** Begin Extracted entries **
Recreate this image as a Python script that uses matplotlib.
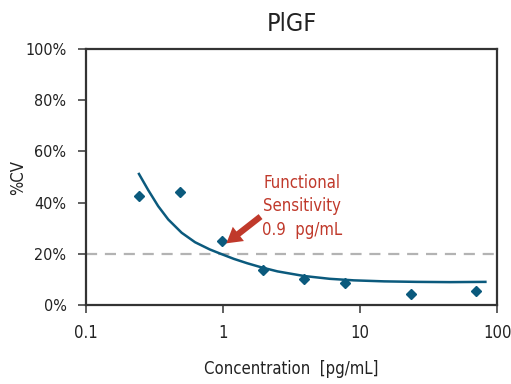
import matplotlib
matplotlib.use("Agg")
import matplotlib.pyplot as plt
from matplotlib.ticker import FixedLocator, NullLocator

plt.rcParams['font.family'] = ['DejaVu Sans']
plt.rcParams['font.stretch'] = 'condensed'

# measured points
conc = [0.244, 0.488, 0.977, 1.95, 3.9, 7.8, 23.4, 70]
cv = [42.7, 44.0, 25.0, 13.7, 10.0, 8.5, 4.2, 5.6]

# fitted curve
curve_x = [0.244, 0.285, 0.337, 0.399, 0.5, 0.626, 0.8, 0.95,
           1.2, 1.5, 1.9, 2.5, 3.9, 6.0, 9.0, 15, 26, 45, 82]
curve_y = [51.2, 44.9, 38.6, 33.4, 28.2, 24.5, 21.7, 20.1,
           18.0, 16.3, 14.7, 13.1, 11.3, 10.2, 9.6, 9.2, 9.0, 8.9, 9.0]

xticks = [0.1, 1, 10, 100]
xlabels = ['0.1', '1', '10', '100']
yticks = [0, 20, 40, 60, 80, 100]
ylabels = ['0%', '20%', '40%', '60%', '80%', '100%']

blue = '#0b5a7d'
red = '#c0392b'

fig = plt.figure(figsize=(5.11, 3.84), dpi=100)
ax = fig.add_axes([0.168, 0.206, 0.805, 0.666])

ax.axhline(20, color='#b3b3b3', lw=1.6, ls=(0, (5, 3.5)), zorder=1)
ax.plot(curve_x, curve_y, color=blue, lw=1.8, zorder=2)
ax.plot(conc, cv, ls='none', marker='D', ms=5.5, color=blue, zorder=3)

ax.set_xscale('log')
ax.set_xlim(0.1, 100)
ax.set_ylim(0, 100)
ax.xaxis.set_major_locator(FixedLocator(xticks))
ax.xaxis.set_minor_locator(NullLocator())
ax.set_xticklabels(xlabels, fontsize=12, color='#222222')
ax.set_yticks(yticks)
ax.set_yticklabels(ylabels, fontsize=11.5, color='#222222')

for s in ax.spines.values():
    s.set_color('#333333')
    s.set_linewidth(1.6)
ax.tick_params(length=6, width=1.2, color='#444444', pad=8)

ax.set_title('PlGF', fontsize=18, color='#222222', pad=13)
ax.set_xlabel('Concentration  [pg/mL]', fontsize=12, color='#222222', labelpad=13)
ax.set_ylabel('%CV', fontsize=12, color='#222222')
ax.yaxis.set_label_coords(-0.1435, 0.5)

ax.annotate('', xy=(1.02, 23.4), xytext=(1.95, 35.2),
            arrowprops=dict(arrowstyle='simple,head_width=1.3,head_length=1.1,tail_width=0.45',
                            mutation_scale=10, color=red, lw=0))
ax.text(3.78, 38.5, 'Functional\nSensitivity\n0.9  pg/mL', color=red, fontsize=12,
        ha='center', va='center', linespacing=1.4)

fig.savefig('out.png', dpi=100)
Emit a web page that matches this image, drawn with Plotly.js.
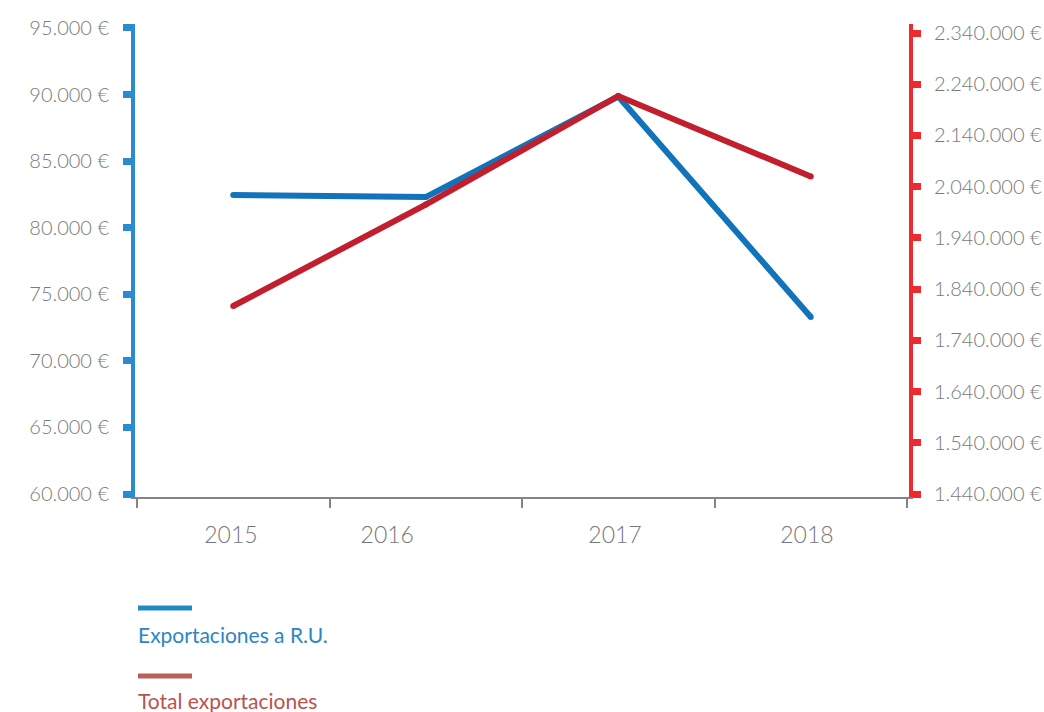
** End Extracted entries **
*The problem:* In the entries above, how many lines contain the word "that"? Answer with the number only.

*Response to this task:* 2